I had a feeling as we stood on the street, both of us hesitating before parting, that there was an opportunity for more—for me to say I missed them, or to ask for a phone number so we could keep in touch, perhaps, or to suggest that we meet up. To say at least that we should get together. In these circumstances, running into a former acquaintance, usually a student, I always think that it would be nice to have a beer someday, to laugh, to recall moments from our shared past, to become good friends. But in reality, I don’t have the time. Nor do I have enough faith in my conversational skills to feel confident that the experience would be fun for them.
As I went around the corner to my building, I thought about Carlos. (His name had come to me as soon as I’d said his wife’s.) He’d said he was retired, and because I knew he was about my age, maybe a year younger, I surmised that he’d gotten early retirement. My running partner had recently gotten early retirement at 63, and my brother would soon have his, also at 63. Others had been given it even younger. No one seemed to think it was anything but a blessing. People who, because of a change in the laws governing retirement age, missed their chance, would often grumble about it. The only people, it seemed, who wanted to keep on working were those in upper management—CEOs and presidents of companies—because they had cushy jobs, big salaries, and lots of benefits, sometimes even kickbacks. Who’d give that up? Because I started working late, I’m not eligible for early retirement. Sixty-eight is the earliest I can hope to retire, and that’s as the law stands today. But every year the retirement age is pushed back. By the time I’m 68, the age will be 70, and when I hit 70, I’ll likely find it has changed to 72—an ever-retreating goal, a sort of practical demonstration of Zeno’s paradox. “I’ll probably never get there,” I thought as I unlocked the door to the language school that day and began preparing for my afternoon classes. Never have the luxury of freedom, day after day.

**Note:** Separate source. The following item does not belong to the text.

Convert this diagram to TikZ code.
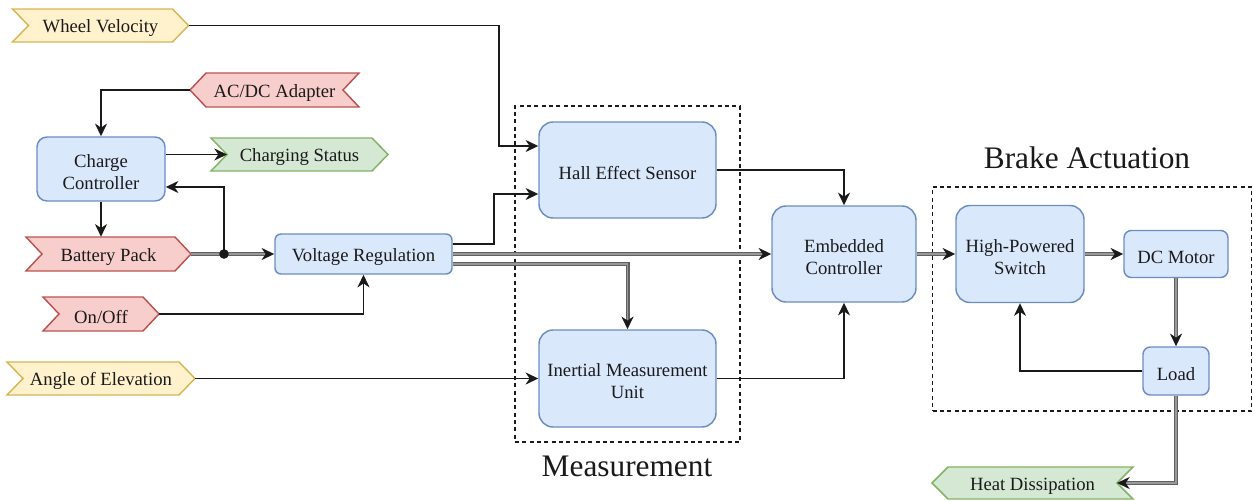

At six o’clock, I had the 11-year-olds. Open and eager to speak, they are always easy. Coming after my first two classes, theirs is practically a mini-vacation in my work day. That afternoon they were practicing numbers and some common phrases such as I’d like and could I have and how much is that? The context was ordering food at a café, and they studied the menu in the book before choosing what to order. Hamburgers and fish and chips were listed, sausages too, and Scotch eggs. The children made their choices. The last child asked me what a Scotch egg was. “I don’t know,” I said. “I’ve never heard of it before.” He looked at me expectantly, so I said, “Let’s find out.”
As I reached for my tablet, the children crowded round. While I Googled the term, one of those kids had already reached over my arm to select images, and immediately the screen was full of pictures of boiled eggs with a thick batter, deep fried, crunchy on the outside with either firm yolks nested in the layers or gooey yolks spilling out. They looked very good. “Mmmmummm!” said one child, and another said she’d like to try one. “Me too,” I said, and all the rest of the afternoon, even on my drive home, I thought about Spanish children and Scotch eggs, and how I’d hate to miss out on either. One I had and should be very wary of sacrificing for an ideal of freedom. The other was just a matter of heating up a pan. I am now enjoying my usual three-month summer hiatus from work, like a taste of early retirement. Sometime this summer, in my peaceful days of leisure, I plan to make Scotch eggs. But will I? Without my cohorts in the adventure to hear of it the next day, I might not be motivated. I cross the room, I cross the patio, I cross the finish line in yet another footrace. Zeno can’t stop me. So I hope that the paradox of freedom at the cost of motivation doesn’t keep me from my Scotch eggs. As for what will stop me from another year at the language school, and then another, and another, and on and on, with both children and adults to teach? Nothing, the Spanish government declares!